Five hours into the flight, Remy started to feel the breezy upliftment that he often associated with superluminal travel. He knew that this would soon transition into a mind-numbing hurricane of illusory wind, so he decided to strap himself into the fugue pod adjacent to his seat. Superluminal travel couldn’t even technically be called a form of transportation, as it mainly involve the spaceship, or, rather, individual fugue pods of the spaceship linked within a primary matrix, disappearing from existence here and materializing there.

This was largely due to a modification of classical quantum tunnelling – a large distance impossible for even light to cover in a few minutes was somehow traversed through by the spaceship-matrix. In essence, the “large distance” acted as a limiting energy state which could be breached by the tunnelling. Remy did not know the details, and he doubted that he ever would. His activities in the past few days would certainly curtail his freedom to explore unknown territories of life, let alone science.

After reading projected magazines in his pod for an hour, Remy decided to get some sleep. Within the pod, it was eerily silent, something often attributed to for the scarring of weak human psyches. Remy took a while to get accustomed to this enforced silence, and as he drifted into that plane of thought which is suspended between the conscious and the unconscious, steam from an engine clouded his mind. Long after the noiseless engine faded from view, the smoke finally dissipated.

When the sunlight glinted off her teeth and the cool midday breeze ruffled her hair, he was in heaven. Tears welled in his eyes, and he smiled. The crook of her elbow found its way around his neck, and she turned, taking him with her. The unprecocious naiveté in her eyes beckoned in the direction of the hills far away, fencing the horizon. Railway tracks meandered and were lost, out of sight, at the summit of one hillock. Her head bobbed up, and she caught him staring at her, his eyes full of tears. She was to be left behind today, as he went on to greater adventures. Yet he was the one crying.

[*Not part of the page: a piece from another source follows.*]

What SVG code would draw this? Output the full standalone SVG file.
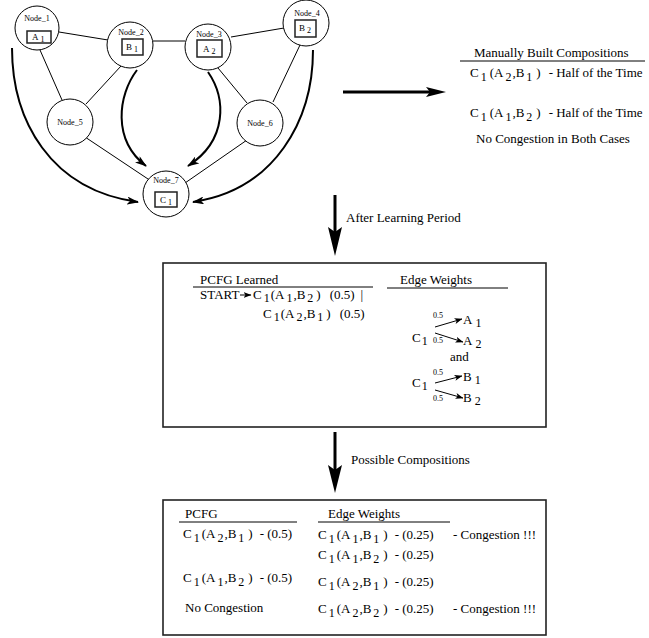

She said, “Remy, the tracks bend away too soon.” Swallowing the sorrow in his throat, he replied, “but they go on forever.”

“Does that mean they will never bring you back?”

“No, that means they will always be there to bring me back to you.” He smiled. How cheesy that had sounded, how cheesy it still did.

“Take me with you.” Was that a question or a command? He’d never know.

“I… You know I can’t. How I wish that I could, but you can’t move like this.”

“I know, I’m sorry.” She smiled, and played with his hair. “But I will be with you wherever you go, won’t I?”

“Of course you will.” Remy smiled, and finally wiped off the tears streaming down his face. He kissed her once, twice. He then turned and left, leaving her behind; she with her mechanical body rooted to the ground and the wind ruffling her hair and the cables that connected her to the soil. Once more an engine passed, and took him away with it.